Children thrive with parental involvement

Mother with young boy.

At a glance

  • Kids become better learners when their parents get involved in their education.
  • Parental involvement encourages kids to pursue higher education.
  • Parental involvement makes kids happier.
  • Think laterally about how to get involved in your teen's school life.
  • Seek suggestions from your child's teacher if you run out of ideas.

Turning the snags at the school sausage sizzle or sewing sequins on costumes for the school play has far more value than parents realise.

As a parent, you are the most influential factor in how your child views school and the community they're part of. Your involvement with their learning goes a long way towards your child becoming a capable, resilient and happy adult.

Regardless of whether your children are in primary or high school, never be afraid to ask teachers how you can get involved. In the eyes of the school, you a valuable resource. Here's why.

When parents are involved in their child's school life, it leads to a happy and well-adjusted child.

Better learners

Research shows that kids do better at school when parents get involved – in maths, English, their social relationships and their approaches to learning. It has also been proven that parental involvement leads to higher rates of children finishing school and higher aspirations toward further study. Some US studies even state that a parent's involvement in their child's learning is the biggest factor influencing their academic outcome. Now while that possibility could be almost as terrifying as it is encouraging, it does make you realise that no effort you make is wasted.

Happier kids

When parents are involved in their child's school life, it leads to a happy and well-adjusted child, who has positive relationships with teachers and peers. If you find you need to have a tricky conversation with another parent or a teacher later in the year, it feels easier when you've already met them.

Better coping skills

Resilience is the ability to bounce back from disappointments and traumas in life. Research shows that a sense of belonging to a community is a key factor in becoming resilient. Children are more resilient when they feel they are a valuable part of the community, and especially in their school community. Parents also develop greater resilience skills if they feel they are supported in their community.

What kind of involvement?

Taking part in your child's learning takes many forms: Googling information for assignments; breakfast-time spelling quizzes; or even racing across town hunting for long, black pants for the school music festival in the middle of summer.
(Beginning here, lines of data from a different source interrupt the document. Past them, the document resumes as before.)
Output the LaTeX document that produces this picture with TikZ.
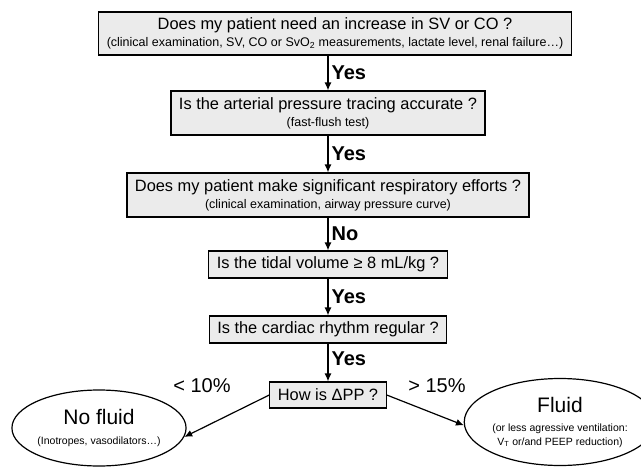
\documentclass[tikz,border=0pt]{standalone}
\usepackage{fontspec}
\setmainfont{Liberation Sans}
\usetikzlibrary{shapes.geometric,arrows.meta}
\definecolor{boxgray}{gray}{0.92}
\newcommand{\qsize}{\fontsize{16.4}{19}\selectfont}
\newcommand{\notesize}{\fontsize{12.5}{14}\selectfont}
\newcommand{\smallnote}{\fontsize{10.5}{12.5}\selectfont}

\begin{document}
\begin{tikzpicture}[x=1pt, y=1pt, line width=1.2pt,
  question/.style = {draw, fill=boxgray, align=center, font=\qsize, inner xsep=8pt, inner ysep=3pt, minimum height=27pt},
  answer/.style = {right, inner sep=3pt, font=\bfseries\fontsize{20}{22}\selectfont},
  pct/.style = {font=\fontsize{20}{22}\selectfont},
  outcome/.style = {draw, ellipse, align=center, inner sep=0pt, font=\fontsize{21}{24}\selectfont},
  arr/.style = {-{Latex[length=8pt,width=7pt]}}]
\useasboundingbox (0,0) rectangle (641,-469);
\node[question, minimum height=43pt] (q1) at (335,-33.5) {Does my patient need an increase in SV or CO ?\\[-2pt]{\notesize (clinical examination, SV, CO or SvO\textsubscript{2} measurements, lactate level, renal failure…)}};
\node[question, minimum height=44pt] (q2) [below of=q1, node distance=79.5pt, xshift=-7pt] {Is the arterial pressure tracing accurate ?\\[-2pt]{\notesize (fast-flush test)}};
\node[question, minimum height=44pt] (q3) [below of=q2, node distance=82pt] {Does my patient make significant respiratory efforts ?\\[-2pt]{\notesize (clinical examination, airway pressure curve)}};
\node[question] (q4) [below of=q3, node distance=69.5pt] {Is the tidal volume ≥ 8 mL/kg ?};
\node[question] (q5) [below of=q4, node distance=65pt] {Is the cardiac rhythm regular ?};
\node[question, minimum height=26pt] (q6) [below of=q5, node distance=65.5pt] {How is ΔPP ?};
\node[outcome, minimum width=172pt, minimum height=76pt] (nofluid) at (99,-428) {No fluid\\[-4pt]{\smallnote (Inotropes, vasodilators…)}};
\node[outcome, minimum width=160pt, minimum height=87pt] (fluid) at (560,-422) {Fluid\\[-5pt]{\smallnote (or less agressive ventilation:}\\[-10pt]{\smallnote V\textsubscript{T} or/and PEEP reduction)}};
\node[pct] (low) at (202,-386) {\textless\ 10\%};
\node[pct] (high) at (437,-386) {\textgreater\ 15\%};
\draw[arr] (q2 |- q1.south) -- node[answer] {Yes} (q2);
\draw[arr] (q2) -- node[answer] {Yes} (q3);
\draw[arr] (q3) -- node[answer] {No} (q4);
\draw[arr] (q4) -- node[answer] {Yes} (q5);
\draw[arr] (q5) -- node[answer, pos=0.4] {Yes} (q6);
\draw[arr] (q6.west) -- (nofluid.-6);
\draw[arr] (q6.east) -- (fluid.182);
\end{tikzpicture}
\end{document}
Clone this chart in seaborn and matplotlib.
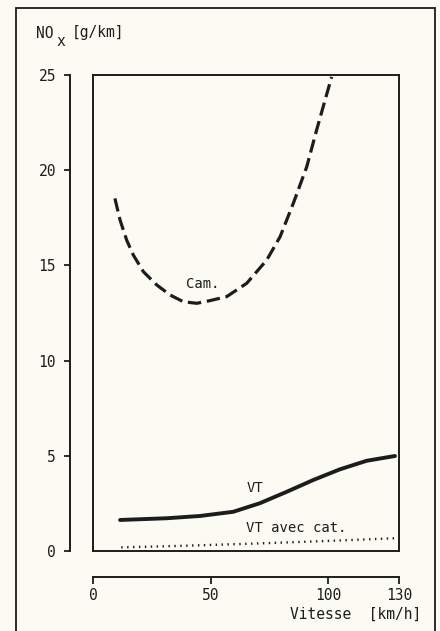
import matplotlib
matplotlib.use("Agg")
import matplotlib.pyplot as plt
import pandas as pd
import seaborn as sns
from matplotlib.patches import Rectangle

# values (speed in km/h, NOx in g/km)
cam_speed = [9.3, 11.5, 14.3, 17.1, 21.4, 27.1, 32.7, 38.4, 44.1, 49.7,
             56.8, 65.3, 73.8, 79.5, 85.1, 90.8, 95.0, 98.6, 101.4]
cam_nox = [18.52, 17.38, 16.33, 15.55, 14.67, 13.97, 13.45, 13.09, 13.01, 13.15,
           13.36, 14.06, 15.28, 16.51, 18.26, 20.18, 22.11, 23.69, 24.9]

vt_speed = [11.5, 31.3, 45.5, 59.6, 70.9, 82.3, 93.6, 104.9, 116.3, 128.3]
vt_nox = [1.63, 1.72, 1.84, 2.06, 2.51, 3.11, 3.73, 4.29, 4.74, 4.99]

cat_speed = [12, 40, 71, 100, 128]
cat_nox = [0.19, 0.28, 0.40, 0.53, 0.67]

x_ticks = [0, 50, 100, 130]
y_ticks = [0, 5, 10, 15, 20, 25]

BG = "#fbfbf4"
INK = "#1c1c1c"

sns.set_theme(style="white")
plt.rcParams["font.family"] = ["DejaVu Sans Mono", "DejaVu Sans"]
plt.rcParams["text.color"] = INK

fig = plt.figure(figsize=(4.4, 6.31), dpi=100, facecolor=BG)
W, H = 440, 631

# outer frame of the figure (runs off the bottom edge)
fig.patches.append(Rectangle((16 / W, -0.05), (419 / W), (H - 8) / H + 0.05,
                             transform=fig.transFigure, fill=False,
                             edgecolor=INK, linewidth=1.3))

ax = fig.add_axes([93 / W, (H - 551) / H, 306 / W, 476 / H], facecolor=BG)

cam = pd.DataFrame({"speed": cam_speed, "nox": cam_nox})
vt = pd.DataFrame({"speed": vt_speed, "nox": vt_nox})
cat = pd.DataFrame({"speed": cat_speed, "nox": cat_nox})

sns.lineplot(data=cam, x="speed", y="nox", ax=ax, color=INK, linewidth=2.3,
             linestyle=(0, (4.2, 1.8)))
sns.lineplot(data=vt, x="speed", y="nox", ax=ax, color=INK, linewidth=2.8)
sns.lineplot(data=cat, x="speed", y="nox", ax=ax, color=INK, linewidth=1.7,
             linestyle=(0, (0.6, 1.9)))

ax.set_xlim(0, 130)
ax.set_ylim(0, 25)
ax.set_xticks([])
ax.set_yticks([])
ax.set_xlabel("")
ax.set_ylabel("")
for sp in ax.spines.values():
    sp.set_visible(True)
    sp.set_color(INK)
    sp.set_linewidth(1.4)

ax.text(46.5, 14.0, "Cam.", ha="center", va="center", fontsize=10)
ax.text(69, 3.3, "VT", ha="center", va="center", fontsize=10)
ax.text(65, 1.2, "VT avec cat.", ha="left", va="center", fontsize=10)

# detached y scale
ay = ax.secondary_yaxis(-23 / 306)
ay.set_yticks(y_ticks)
ay.spines["left"].set_linewidth(1.4)
ay.spines["left"].set_color(INK)
ay.tick_params(axis="y", direction="out", length=4, width=1.3, colors=INK,
               labelsize=10.5, pad=6)

# detached x scale
axx = ax.secondary_xaxis(-26 / 476)
axx.set_xticks(x_ticks)
axx.spines["bottom"].set_linewidth(1.4)
axx.spines["bottom"].set_color(INK)
axx.tick_params(axis="x", direction="out", length=5, width=1.3, colors=INK,
                labelsize=10.5, pad=3)

fig.text(36 / W, 1 - 33 / H, "NO", fontsize=10.5, va="center", ha="left")
fig.text(56 / W, 1 - 41 / H, "x", fontsize=10.5, va="center", ha="left")
fig.text(72 / W, 1 - 33 / H, "[g/km]", fontsize=10.5, va="center", ha="left")
fig.text(421 / W, 1 - 614 / H, "Vitesse  [km/h]", fontsize=10.5,
         va="center", ha="right")

fig.savefig("out.png", dpi=100, facecolor=BG)
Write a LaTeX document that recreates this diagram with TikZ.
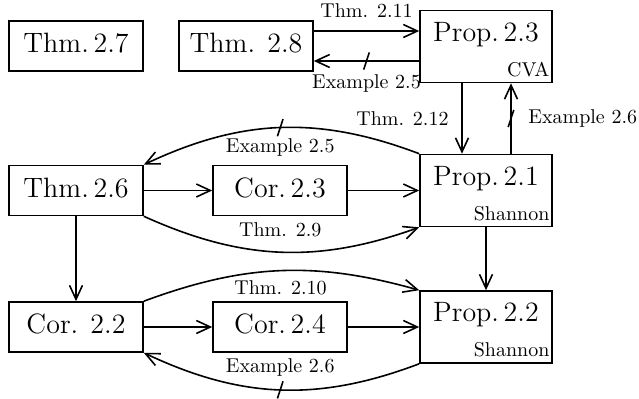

Ways to get involved in your child's primary school:

  • help at the canteen
  • turn sausages at the barbecue
  • help out with class reading groups
  • sew costumes for school plays
  • organise fundraisers
  • volunteer to go on the class excursion
  • hand out water at the walkathon.
     

The more activities schools offer children, the more opportunities there are for parents to get involved, even if it's once or twice a year.

When kids get older

You may notice invitations to help out with older kids may be few and far between as they become more independent and want more privacy. Just as you once hid the vegies in the spaghetti bolognaise, you may need to think laterally about how to remain in touch with your child's high school without it being too obvious.

Ways to get involved in your child's high school:

  • take part in school camp organisation
  • offer to talk about what you do for work in careers classes
  • timekeep at the sports or swimming carnival
  • help at the canteen (always a winner)
  • occasionally take a few of your child's friends to activities
  • share your cultural knowledge in sessions with teachers.